In the movie Machete, there’s a scene in which Danny Trejo rips out an opponent’s intestines and, leaping from a window, uses them like rope to rappel down the side of a building. As action scenes go, this one has extra habanero.
In his new novel, I Hate the Internet, Jarett Kobek performs a similar maneuver on the viscera of the American psyche, at least as regards the so-called information highway. I can’t decide if, on his way down, Kobek is laughing or weeping.
Don’t be put off by this book’s feeble title. I Hate the Internet isn’t a book about, I don’t know, why your selfies always make you look dumpy. Instead it’s a grainy political and cultural rant, a sustained shriek about power and morality in a new global era. It’s a glimpse at a lively mind at full boil.
“Nothing says individuality,” Kobek comments about a generation’s laptops and cellphones, “like 500 million consumer electronics built by slaves. Welcome to hell.” He’s just getting tuned up.
Kobek is a Turkish-American writer who lives in California. His first novel, Atta (2011), was a fictionalized biography of the Sept 11 hijacker-pilot Mohamed Atta.
His new novel is ostensibly the story of a middle-aged comic-book writer named Adeline. She lives in San Francisco and mourns its gentrification at the hands of venture capitalists and tech startups.
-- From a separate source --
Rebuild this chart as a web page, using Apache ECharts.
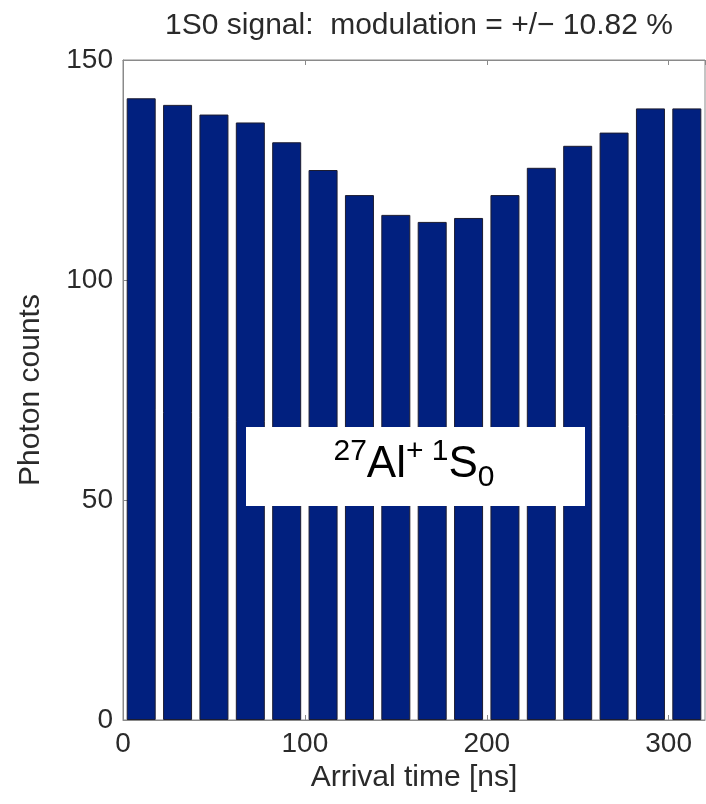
<!DOCTYPE html>
<html>
<head>
<meta charset="utf-8">
<script src="https://cdn.jsdelivr.net/npm/echarts@6/dist/echarts.min.js"></script>
<style>
html,body{margin:0;padding:0;background:#fff;}
#chart{width:706px;height:804px;}
</style>
</head>
<body>
<div id="chart"></div>
<script>
// Data
var binCenters = [10, 30, 50, 70, 90, 110, 130, 150, 170, 190, 210, 230, 250, 270, 290, 310];
var photonCounts = [141.3, 139.8, 137.6, 135.8, 131.3, 125.0, 119.3, 114.8, 113.2, 114.1, 119.3, 125.5, 130.5, 133.5, 139.0, 139.0];
var titleText = '1S0 signal:  modulation = +/\u2212 10.82 %';
var xName = 'Arrival time [ns]';
var yName = 'Photon counts';

var seriesData = binCenters.map(function (x, i) { return [x, photonCounts[i]]; });

var chart = echarts.init(document.getElementById('chart'), null, {renderer: 'canvas'});
var axisGray = '#8a8a8a';
var txt = '#2a2a2a';
var font = 'Liberation Sans, Arial, sans-serif';

chart.setOption({
  animation: false,
  backgroundColor: '#ffffff',
  textStyle: {fontFamily: font},
  title: {
    text: titleText,
    left: 414, top: 6, textAlign: 'center',
    textStyle: {fontSize: 30, fontWeight: 'normal', color: txt, fontFamily: font}
  },
  grid: {left: 123, right: 1, top: 60, bottom: 84, show: true, borderColor: axisGray, borderWidth: 1, backgroundColor: 'transparent'},
  xAxis: [{
    type: 'value', min: 0, max: 320, interval: 100,
    name: xName, nameLocation: 'middle', nameGap: 43,
    nameTextStyle: {fontSize: 30, color: txt, fontFamily: font},
    axisLine: {show: true, lineStyle: {color: axisGray, width: 1}},
    axisTick: {show: true, inside: true, length: 5, lineStyle: {color: axisGray}},
    axisLabel: {fontSize: 28, color: txt, margin: 10, showMaxLabel: false, fontFamily: font},
    splitLine: {show: false}
  }, {
    type: 'value', min: 0, max: 320, interval: 100, position: 'top',
    axisLine: {show: true, lineStyle: {color: axisGray, width: 1}},
    axisTick: {show: true, inside: true, length: 5, lineStyle: {color: axisGray}},
    axisLabel: {show: false},
    splitLine: {show: false}
  }],
  yAxis: [{
    type: 'value', min: 0, max: 150, interval: 50,
    name: yName, nameLocation: 'middle', nameGap: 77, nameRotate: 90,
    nameTextStyle: {fontSize: 30, color: txt, fontFamily: font},
    axisLine: {show: true, lineStyle: {color: axisGray, width: 1}},
    axisTick: {show: true, inside: true, length: 5, lineStyle: {color: axisGray}},
    axisLabel: {fontSize: 28, color: txt, margin: 10, fontFamily: font},
    splitLine: {show: false}
  }],
  series: [{
    type: 'bar',
    data: seriesData,
    barWidth: 29,
    itemStyle: {color: '#01207f', borderColor: '#1c1c30', borderWidth: 1},
    z: 1
  }],
  graphic: [{
    type: 'rect',
    shape: {x: 246, y: 427, width: 339, height: 79},
    style: {fill: '#ffffff'},
    z: 100
  }, {
    type: 'text',
    x: 414, y: 465,
    z: 101,
    style: {
      text: '{sup|27}{big|Al}{sup|+ 1}{big|S}{sub|0}',
      align: 'center',
      verticalAlign: 'middle',
      fill: '#000',
      fontFamily: font,
      rich: {
        big: {fontSize: 44, lineHeight: 56, fontFamily: font, fill: '#000'},
        sup: {fontSize: 30, lineHeight: 30, verticalAlign: 'top', fontFamily: font, fill: '#000'},
        sub: {fontSize: 30, lineHeight: 30, verticalAlign: 'bottom', fontFamily: font, fill: '#000'}
      }
    }
  }]
});
</script>
</body>
</html>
The city’s misfits, of whom she is one, are being pushed out.
The story begins as Adeline commits “the only unforgivable sin of the 21st century.” That is, invited to give a lecture, she neglects to notice that someone is recording her. Adeline has other problems, Kobek suggests: “(1) She was a woman in a culture that hated women. (2) She’d become kind of famous. (3) She’d expressed unpopular opinions.”
Some of these opinions, which become infamous on YouTube, are on why women should be leery of working for tech companies. “All these crazy young ones are lining up to burn in their very own Shirtwaist Factories, screaming that they’re empowered by the very technology that’s set them aflame,” Adeline says, in her goofy trans-Atlantic accent, which makes her sound like “a drugged out Diana Vreeland.”
Some of these opinions are complaints about the fantasies of fame and power in the songs, videos and social media of today’s pop stars. “A wide range of humanity believed that Beyonce and Rihanna were inspirations rather than vultures,” we read. “Adeline had spit on their gods.” Adeline barely knows what Twitter is. Attack Bey and RiRi? She’s about to find out about its self-righteous side.
Adeline’s story sits alongside that of a younger woman, Ellen, whose life is destroyed after an old boyfriend’s pictures of her, taken during sex, are splashed across the web. Each of these women, in Kobek’s hands, is interesting and sympathetic. But I Hate the Internet is fundamentally a platform for the author’s slashing social criticism.
There’s a bit of the French writer Michel Houellebecq in Kobek’s profane satire. There’s a bit of Thomas Piketty in his obsession with economic inequality. There’s a bit of the Ambrose Bierce of The Devil’s Dictionary in his ability to take words and ideas and invest them with uglier and thus usually more accurate meanings.
New definitions? Comics, here, are “subtle pornography for the mentally backward.” Comic-book conventions are “an excuse for people to dress up like the intellectual properties of major corporations.” Money is “the unit by which people measured humiliation. What would you do for a dollar?”
Amazon: “an unprofitable Web site dedicated to the destruction of the publishing industry.” Instagram: “the first social media platform to which the only sane reaction was hate.” Then there’s this about George W. Bush’s paintings: “Like peering into the shattered mind of a suicidal beagle that’s lost depth perspective.”
This is a shaggy and quite entertaining novel of ideas. The two most prominent of these are: Why are humans so eager, on sites like Twitter and Facebook, to give away their intellectual property to wealthy white men? And: What has happened to political activism? Do people think typing 140-character morality lectures is pushing society forward?
“One of the curious aspects of the 21st century was the great delusion among many people, particularly in the San Francisco Bay Area, that freedom of speech and freedom of expression were best exercised on technology platforms owned by corporations dedicated to making as much money as possible,” Kobek writes.
A majority of these tweeted opinions, he notes, are smug and hypocritical when not utterly inane. Take Twitter and racism, which brings out the worst in almost everyone. “Expressing concern about racism was a new religion,” Kobek writes, “and focusing on language rather than political mechanics was an effortless, and meaningless, way of making sure one was seen in a front-row pew of the new church.”
Like all jeremiads, I Hate the Internet is far better at posing questions than formulating answers. You will sometimes wish that a woman, or an African-American, had composed these acid observations about feminism and race.
At times the author loses his focus; at other times you will sense a bit of halitotic spittle striking your chin. Yet this book has soul as well as nerve. It suggests that, as the author writes, “the whole world was on a script of loss, and people only received their pages moments before they read their lines.”